Construction is expected to start next spring on the nearly 500 apartments in Kent that will replace the city-owned Riverbend Golf Complex par 3 course.
Auburn-based FNW, Inc./Landmark Development Group plans to build Marquee on Meeker in two phases, according to city officials. The first phase will include 288 apartments, the second phase 204 units. Some apartments could be ready to rent as soon as spring 2019.
The City Council is scheduled to vote Aug. 15 on a 10-year development agreement with FNW, Inc., that specifies exterior and interior design standards, retail and commercial space requirements, fees and other development conditions.
The purchase and sale agreement is scheduled to close on Sept. 1, City Attorney Tom Brubaker told the council during a presentation Tuesday night. The council voted 5-2 in May to sell the property for $10.5 million to the Auburn developer. Council members Dennis Higgins and Dana Ralph voted against the sale.
“The developer has already deposited $500,000 earnest money on this development agreement,” Brubaker said.
Four people showed up to testify at a public hearing Tuesday in front of the council about the development agreement. Two people spoke about bicycle lanes, one about hiring contractors and another man spoke against the project and agreement.
“I’m active on social media on this project and I’m not for it at all,” said Richard O’Neill, of Kent. “I’m concerned they are allowing or even listening to an 11th-hour change of mixed use and how much will be used for retail and commercial.”
O’Neill made that remark in response to city staff descriptions about how city code requires as much as 24,000 square feet of retail/commercial space for a residential development the size of Marquee on Meeker. But the development agreement calls for only 12,000 square feet.
Council members Ralph and Jim Berrios questioned city staff about the reduction.
“We set that number for a reason and now we’ve got a rule in place that we’re not holding ourselves to,” Ralph said. “I’m curious what the thought process was.”
Ben Wolters, city economic and community development director, explained the change to Ralph.
“It’s recognition of market conditions,” Wolters said. “We are seeing a dramatic transformation of the retail industry in our country. People’s shopping habits are changing. Everyone is going online. There is simply less demand for square footage of retail. That said, we are seeing strength in retail and commercial in places where you have a mix of uses and through development you create a place where people want to go. We felt this project was achieving that goal. …We didn’t want a situation with a lot of vacant commercial space there.”
The developers and city staff expect that restaurants will want to open at Marquee on Meeker with its outdoor plaza designs and that 12,000 square feet would be enough to handle restaurants and something such as a coffee shop.

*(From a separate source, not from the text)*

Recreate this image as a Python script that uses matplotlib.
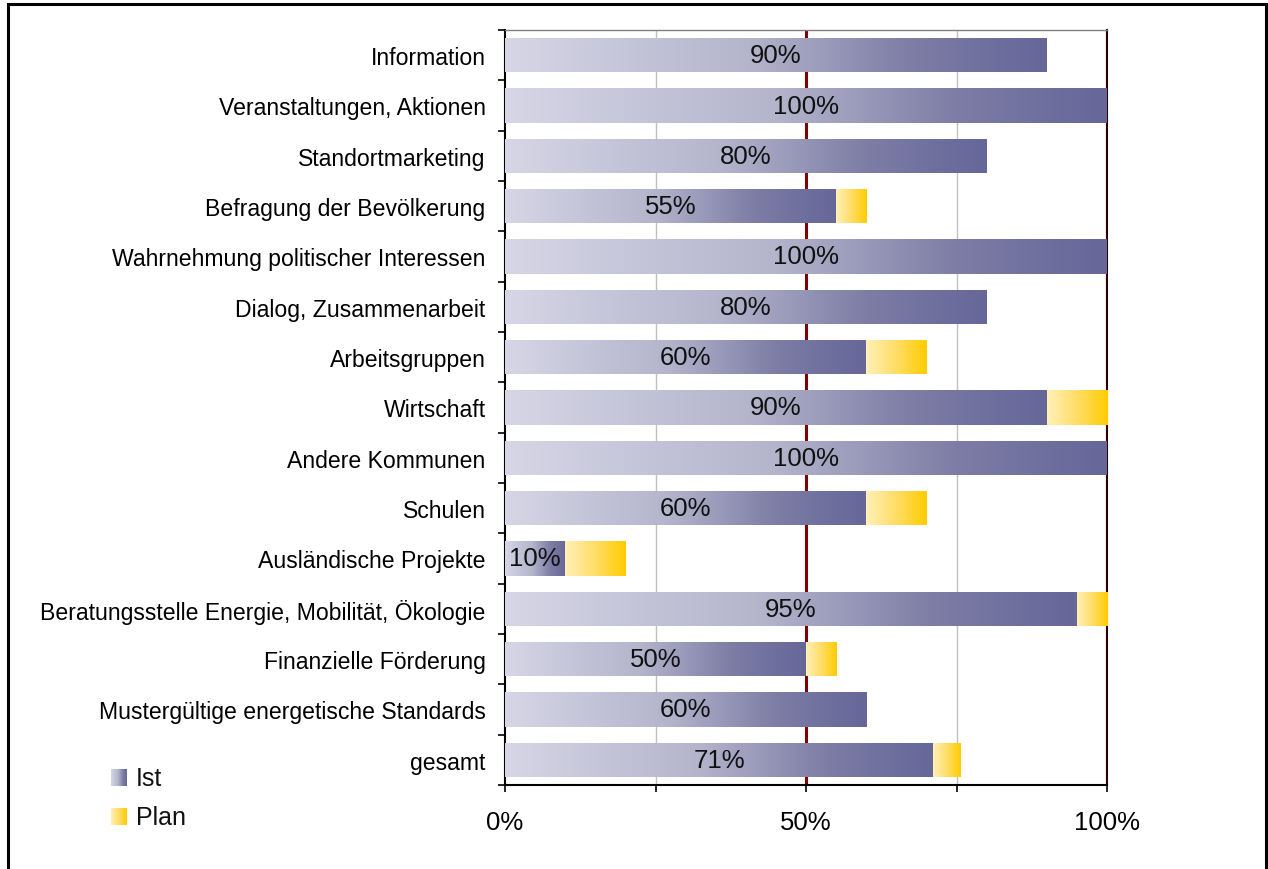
import numpy as np
import matplotlib
matplotlib.use("Agg")
import matplotlib.pyplot as plt
from matplotlib.colors import LinearSegmentedColormap
from matplotlib.patches import Rectangle

categories = ["Information", "Veranstaltungen, Aktionen", "Standortmarketing",
              "Befragung der Bevölkerung", "Wahrnehmung politischer Interessen",
              "Dialog, Zusammenarbeit", "Arbeitsgruppen", "Wirtschaft",
              "Andere Kommunen", "Schulen", "Ausländische Projekte",
              "Beratungsstelle Energie, Mobilität, Ökologie", "Finanzielle Förderung",
              "Mustergültige energetische Standards", "gesamt"]
ist = [90, 100, 80, 55, 100, 80, 60, 90, 100, 60, 10, 95, 50, 60, 71.1]
plan = [0, 0, 0, 5, 0, 0, 10, 10, 0, 10, 10, 5, 5, 0, 4.6]
ist_labels = ["90%", "100%", "80%", "55%", "100%", "80%", "60%", "90%", "100%",
              "60%", "10%", "95%", "50%", "60%", "71%"]
xticks = [0, 25, 50, 75, 100]
xticklabels = ["0%", "", "50%", "", "100%"]
legend_labels = ["Ist", "Plan"]

plt.rcParams['font.family'] = ['Liberation Sans', 'DejaVu Sans']

cmap_ist = LinearSegmentedColormap.from_list(
    "ist", [(0, "#D6D6E6"), (0.45, "#B4B4CC"), (0.75, "#7D7DA6"), (1, "#666699")])
cmap_plan = LinearSegmentedColormap.from_list(
    "plan", [(0, "#FFF0B8"), (0.5, "#FFDD66"), (1, "#FFCC00")])

fig = plt.figure(figsize=(12.68, 8.70), dpi=100)
ax = fig.add_axes([505/1268, 1-786/870, (1107-505)/1268, (786-31)/870])

y = np.arange(len(categories))
grad = np.linspace(0, 1, 256).reshape(1, -1)

bars_ist = ax.barh(y, ist, height=0.68, color="none", edgecolor="none", zorder=3)
bars_plan = ax.barh(y, plan, left=ist, height=0.68, color="none", edgecolor="none", zorder=3)

for bars, cmap in ((bars_ist, cmap_ist), (bars_plan, cmap_plan)):
    for p in bars:
        w = p.get_width()
        if w <= 0:
            continue
        x0, y0, h = p.get_x(), p.get_y(), p.get_height()
        im = ax.imshow(grad, cmap=cmap, aspect="auto", extent=(x0, x0 + w, y0 + h, y0),
                       interpolation="bicubic", zorder=3)
        im.set_clip_path(p)

for yi, v, lab in zip(y, ist, ist_labels):
    ax.text(v / 2, yi, lab, ha="center", va="center", fontsize=18.5, color="#111111", zorder=5)

ax.set_xlim(0, 100)
ax.set_ylim(len(categories) - 0.5, -0.5)

for gx in xticks[1:]:
    if gx in (50, 100):
        ax.axvline(gx, color="#800000", lw=2.2, zorder=1)
    else:
        ax.axvline(gx, color="#C0C0C0", lw=1.0, zorder=1)

ax.set_xticks(xticks)
ax.set_xticklabels(xticklabels, fontsize=18.5)
ax.tick_params(axis="x", direction="out", length=5, width=1.2, pad=13, color="black")

ax.set_yticks(y)
ax.set_yticklabels(categories, fontsize=16.6, color="black")
ax.tick_params(axis="y", length=0, pad=14)
ax.set_yticks(np.arange(len(categories) + 1) - 0.5, minor=True)
ax.tick_params(axis="y", which="minor", direction="out", length=5, width=1.2, color="black")

ax.spines["left"].set_color("black")
ax.spines["left"].set_linewidth(1.5)
ax.spines["bottom"].set_color("black")
ax.spines["bottom"].set_linewidth(1.5)
ax.spines["top"].set_color("#808080")
ax.spines["top"].set_linewidth(1.0)
ax.spines["right"].set_color("#2a0000")
ax.spines["right"].set_linewidth(1.5)
ax.set_facecolor("white")

# legend
for i, (lab, cmap) in enumerate(zip(legend_labels, (cmap_ist, cmap_plan))):
    top = 770 + i * 39
    lax = fig.add_axes([111/1268, 1 - (top + 17)/870, 16/1268, 17/870])
    lax.imshow(grad, cmap=cmap, aspect="auto", interpolation="bicubic")
    lax.set_axis_off()
    fig.text(136/1268, 1 - (top + 9)/870, lab, fontsize=18, va="center", ha="left", color="#111111")

# outer border
fig.patches.append(Rectangle((8/1268, -0.05), (1266-8)/1268, 1.05 - 5/870, transform=fig.transFigure,
                             fill=False, edgecolor="black", lw=2.2, clip_on=False))

fig.savefig("out.png", dpi=100, facecolor="white")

“If we can create convenience in that community that would be the preference from my perspective,” Berrios said. “And from a revenue standpoint, we talk about the benefits of ShoWare to restaurants when there are shows there, so are we losing out on potential revenues by cutting it by 50 percent?”
Wolters responded that Kent could have too many restaurants to support.
“There’s a real possibility here of overbuilding,” Wolters said. “There are several studies in the United States that there is an excess amount of retail and we are seeing shopping centers and other commercial areas close. … I think as large as this is (12,00 square feet) gives a lot of opportunity to meet the needs of people who will be living there. … And these are folks who will be supporting restaurants and stores downtown along Meeker Street.”
The council approved trying to sell the par 3 property in 2014 to help eliminate the city’s enterprise golf fund debt of nearly $4 million and allow for about $6 million in capital improvements to the 18-hole course across the street from the par 3 as a way to draw more players to boost revenue at the complex, which includes a driving range and pro shop. Riverbend loses about $300,000 per year.